■ EXERCISE GOAL ■
Print the listing from its top line through the line containing "const seriesNames = ['β", nothing more, and leave out the pictures.

[start of GIVEN DATA]

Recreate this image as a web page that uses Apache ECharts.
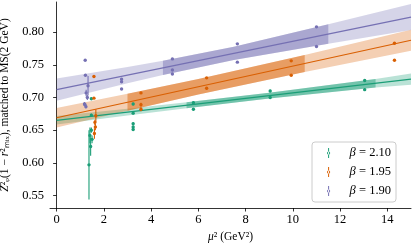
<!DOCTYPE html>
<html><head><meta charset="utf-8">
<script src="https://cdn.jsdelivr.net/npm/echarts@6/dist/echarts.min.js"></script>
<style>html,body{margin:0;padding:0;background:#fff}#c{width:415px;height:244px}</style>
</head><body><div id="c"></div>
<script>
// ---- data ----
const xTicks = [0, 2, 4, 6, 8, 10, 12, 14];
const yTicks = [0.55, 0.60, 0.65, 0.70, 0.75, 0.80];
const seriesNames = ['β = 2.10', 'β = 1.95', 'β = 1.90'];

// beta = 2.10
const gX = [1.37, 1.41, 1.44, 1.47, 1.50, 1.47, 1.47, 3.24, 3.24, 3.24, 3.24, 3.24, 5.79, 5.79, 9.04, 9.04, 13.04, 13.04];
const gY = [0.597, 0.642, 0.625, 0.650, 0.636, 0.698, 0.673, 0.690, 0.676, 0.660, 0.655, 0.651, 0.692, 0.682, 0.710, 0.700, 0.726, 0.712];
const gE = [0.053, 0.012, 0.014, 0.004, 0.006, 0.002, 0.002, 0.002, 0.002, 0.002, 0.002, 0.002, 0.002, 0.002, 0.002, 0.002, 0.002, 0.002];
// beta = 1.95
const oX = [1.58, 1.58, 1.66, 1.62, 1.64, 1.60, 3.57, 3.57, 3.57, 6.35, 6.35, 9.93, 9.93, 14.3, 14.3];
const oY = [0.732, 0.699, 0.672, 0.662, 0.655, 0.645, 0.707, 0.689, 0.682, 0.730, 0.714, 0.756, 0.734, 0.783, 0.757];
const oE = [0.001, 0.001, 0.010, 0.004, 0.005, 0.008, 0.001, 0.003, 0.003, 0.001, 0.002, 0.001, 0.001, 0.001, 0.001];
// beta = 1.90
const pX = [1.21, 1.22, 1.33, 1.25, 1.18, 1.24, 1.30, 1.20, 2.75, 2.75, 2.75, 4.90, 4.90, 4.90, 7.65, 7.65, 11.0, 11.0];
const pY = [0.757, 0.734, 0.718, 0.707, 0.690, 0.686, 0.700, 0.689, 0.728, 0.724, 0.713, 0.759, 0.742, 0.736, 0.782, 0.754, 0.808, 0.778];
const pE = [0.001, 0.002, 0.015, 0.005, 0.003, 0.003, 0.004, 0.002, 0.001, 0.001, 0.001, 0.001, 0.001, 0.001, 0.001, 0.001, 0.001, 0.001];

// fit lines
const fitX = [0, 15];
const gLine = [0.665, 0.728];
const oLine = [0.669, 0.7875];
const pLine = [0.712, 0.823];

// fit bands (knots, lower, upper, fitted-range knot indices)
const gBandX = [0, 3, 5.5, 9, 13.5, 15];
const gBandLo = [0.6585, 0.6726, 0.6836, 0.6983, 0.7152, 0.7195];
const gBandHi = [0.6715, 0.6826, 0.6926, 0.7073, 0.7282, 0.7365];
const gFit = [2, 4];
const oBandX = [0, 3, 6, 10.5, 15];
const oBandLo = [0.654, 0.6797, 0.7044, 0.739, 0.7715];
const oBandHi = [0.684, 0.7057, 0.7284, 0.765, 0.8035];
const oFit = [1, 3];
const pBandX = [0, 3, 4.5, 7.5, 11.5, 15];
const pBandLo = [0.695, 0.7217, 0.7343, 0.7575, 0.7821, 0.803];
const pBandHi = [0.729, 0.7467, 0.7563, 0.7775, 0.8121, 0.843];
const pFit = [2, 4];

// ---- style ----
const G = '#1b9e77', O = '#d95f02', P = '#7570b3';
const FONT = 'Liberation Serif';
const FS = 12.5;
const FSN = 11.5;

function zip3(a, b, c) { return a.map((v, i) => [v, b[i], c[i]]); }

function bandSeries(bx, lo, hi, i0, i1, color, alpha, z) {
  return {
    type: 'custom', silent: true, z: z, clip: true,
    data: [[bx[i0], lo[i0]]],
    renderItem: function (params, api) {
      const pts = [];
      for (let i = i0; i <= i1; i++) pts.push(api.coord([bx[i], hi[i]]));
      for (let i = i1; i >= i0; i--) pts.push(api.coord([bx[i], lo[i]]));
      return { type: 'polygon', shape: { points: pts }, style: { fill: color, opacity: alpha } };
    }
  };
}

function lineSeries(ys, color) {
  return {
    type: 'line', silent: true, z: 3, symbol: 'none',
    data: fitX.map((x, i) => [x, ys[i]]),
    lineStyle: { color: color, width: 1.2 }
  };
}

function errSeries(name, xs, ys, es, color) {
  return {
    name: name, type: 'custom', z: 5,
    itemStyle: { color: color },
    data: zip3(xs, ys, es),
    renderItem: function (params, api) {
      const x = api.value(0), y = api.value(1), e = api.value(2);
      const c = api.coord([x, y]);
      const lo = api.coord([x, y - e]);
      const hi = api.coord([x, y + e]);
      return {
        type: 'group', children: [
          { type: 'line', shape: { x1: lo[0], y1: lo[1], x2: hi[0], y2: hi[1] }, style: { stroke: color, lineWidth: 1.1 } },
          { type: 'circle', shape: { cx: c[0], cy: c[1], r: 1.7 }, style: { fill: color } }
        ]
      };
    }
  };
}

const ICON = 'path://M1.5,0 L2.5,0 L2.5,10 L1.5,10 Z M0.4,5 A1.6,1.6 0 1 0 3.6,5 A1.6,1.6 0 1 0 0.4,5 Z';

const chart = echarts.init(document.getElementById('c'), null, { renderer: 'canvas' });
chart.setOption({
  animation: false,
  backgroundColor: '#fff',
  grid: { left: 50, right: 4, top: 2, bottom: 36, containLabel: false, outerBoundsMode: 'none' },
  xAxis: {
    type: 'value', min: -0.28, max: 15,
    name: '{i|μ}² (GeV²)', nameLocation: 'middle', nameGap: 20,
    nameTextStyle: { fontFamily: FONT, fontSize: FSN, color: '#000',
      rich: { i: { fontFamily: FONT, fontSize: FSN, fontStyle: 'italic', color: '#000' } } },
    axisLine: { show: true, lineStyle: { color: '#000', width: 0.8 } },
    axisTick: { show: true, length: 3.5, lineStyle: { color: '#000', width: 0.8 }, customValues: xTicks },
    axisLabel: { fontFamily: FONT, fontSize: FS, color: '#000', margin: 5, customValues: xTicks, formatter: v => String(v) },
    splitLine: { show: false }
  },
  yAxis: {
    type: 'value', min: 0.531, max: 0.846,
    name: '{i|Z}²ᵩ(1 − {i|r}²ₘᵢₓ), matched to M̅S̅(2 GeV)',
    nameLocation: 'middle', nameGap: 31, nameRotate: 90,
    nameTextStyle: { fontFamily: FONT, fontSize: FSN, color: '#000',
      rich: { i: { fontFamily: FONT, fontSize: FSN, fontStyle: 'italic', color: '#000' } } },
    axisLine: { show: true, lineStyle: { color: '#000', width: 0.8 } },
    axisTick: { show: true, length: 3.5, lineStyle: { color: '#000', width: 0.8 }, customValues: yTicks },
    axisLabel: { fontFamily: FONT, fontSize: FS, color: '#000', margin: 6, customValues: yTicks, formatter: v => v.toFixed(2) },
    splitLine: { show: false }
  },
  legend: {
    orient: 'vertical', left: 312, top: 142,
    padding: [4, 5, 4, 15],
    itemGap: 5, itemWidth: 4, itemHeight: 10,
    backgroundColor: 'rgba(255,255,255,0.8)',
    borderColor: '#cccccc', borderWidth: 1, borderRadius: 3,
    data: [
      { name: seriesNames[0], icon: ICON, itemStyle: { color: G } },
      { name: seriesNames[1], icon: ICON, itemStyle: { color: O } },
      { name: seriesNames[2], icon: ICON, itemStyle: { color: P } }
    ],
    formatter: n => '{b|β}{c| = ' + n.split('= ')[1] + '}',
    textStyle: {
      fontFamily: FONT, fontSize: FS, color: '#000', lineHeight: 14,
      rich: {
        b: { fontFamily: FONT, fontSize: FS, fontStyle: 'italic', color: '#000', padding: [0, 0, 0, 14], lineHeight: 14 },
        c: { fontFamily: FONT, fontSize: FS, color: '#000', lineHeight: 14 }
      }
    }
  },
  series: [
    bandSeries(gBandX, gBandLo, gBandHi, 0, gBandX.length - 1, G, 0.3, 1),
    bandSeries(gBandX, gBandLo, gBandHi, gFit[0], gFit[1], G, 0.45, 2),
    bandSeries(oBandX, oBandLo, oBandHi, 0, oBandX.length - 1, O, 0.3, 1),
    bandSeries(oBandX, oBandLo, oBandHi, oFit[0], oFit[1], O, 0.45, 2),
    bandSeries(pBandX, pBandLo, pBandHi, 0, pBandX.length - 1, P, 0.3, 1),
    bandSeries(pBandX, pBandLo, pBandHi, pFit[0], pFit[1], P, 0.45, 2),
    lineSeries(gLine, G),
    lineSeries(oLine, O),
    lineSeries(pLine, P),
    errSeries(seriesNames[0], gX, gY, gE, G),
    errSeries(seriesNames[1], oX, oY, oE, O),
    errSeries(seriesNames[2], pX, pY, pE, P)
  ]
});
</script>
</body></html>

[end of GIVEN DATA]

■ SOLUTION BELOW ■
Recreate this image as a web page that uses Apache ECharts.
<!DOCTYPE html>
<html><head><meta charset="utf-8">
<script src="https://cdn.jsdelivr.net/npm/echarts@6/dist/echarts.min.js"></script>
<style>html,body{margin:0;padding:0;background:#fff}#c{width:415px;height:244px}</style>
</head><body><div id="c"></div>
<script>
// ---- data ----
const xTicks = [0, 2, 4, 6, 8, 10, 12, 14];
const yTicks = [0.55, 0.60, 0.65, 0.70, 0.75, 0.80];
const seriesNames = ['β = 2.10', 'β = 1.95', 'β = 1.90'];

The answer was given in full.